HIV-1 is still a major public health problem and one of the priorities of the World Health Organization. The development of HAART against HIV was a considerable advance for infected individuals, but this life-long treatment does only block virus replication, and no viral eradication is obtained. Furthermore, HAART may exhibit long-term toxicity and may eventually lead to the emergence of drug-resistant viral variants. We explore a new durable therapeutic intervention based on a gene therapy that induces RNA interference (RNAi) against HIV-1. In this pre-clinical research setting, "humanized" experimental mouse models are of interest considering the relative ease of handling and relatively low cost as compared to non-human primates.
We have developed an RNAi gene therapy based on the transduction of human hematopoietic progenitor cells (HPC) with lentiviral vectors encoding short-hairpin RNAs to induce silencing of HIV genes. We have tested the efficacy and safety of such a shRNA-based gene therapy strategy in the "Human Immune System" (HIS) BALB/c Rag2-/-IL-2Rγc-/- mouse model, which are reconstituted with human HPC that were first transduced ex vivo with a lentiviral vector expressing the antiviral shRNAs.
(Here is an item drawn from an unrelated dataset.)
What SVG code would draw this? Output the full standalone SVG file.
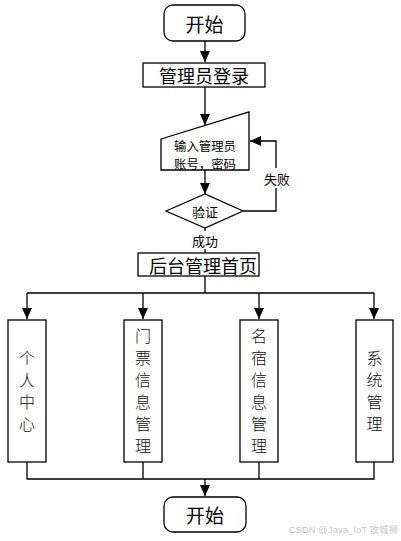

We observed a normal in vivo development of the human immune system with a good recovery of human shRNA+cells for the candidate shPol47, shPol1 and shRT5 inhibitors. However, the in vivo recovery of human shGag5-transduced cells was extremely poor, suggesting a negative impact of this specific shRNA on the development of the human immune system. When these 4 shRNAs were combined in a single lentiviral vector (R4), we observed a similar negative off-target effect due to the shGag5 component. Upon removal of shGag5 as in vector R3, transduction of human HPC results in a normal differentiation of the human immune system, highlighting the in vivo safety of this candidate R3 gene therapy vector for a clinical trial. Moreover, human HPC expressing the antiviral shNef generate human CD4+T cells with the ability to resist HIV-1 replication in a sequence specific manner.
Overall, these results underscore the usefulness of the HIS (BALB-Rag/γ) mouse model for testing the safety and efficacy of durable anti-HIV gene therapy approaches. In this model, human HPC expressing anti-HIV-1 shRNA give rise to multi-lineage reconstitution of the immune system in vivo and generate CD4+ T cells that are not susceptible for HIV-1 replication.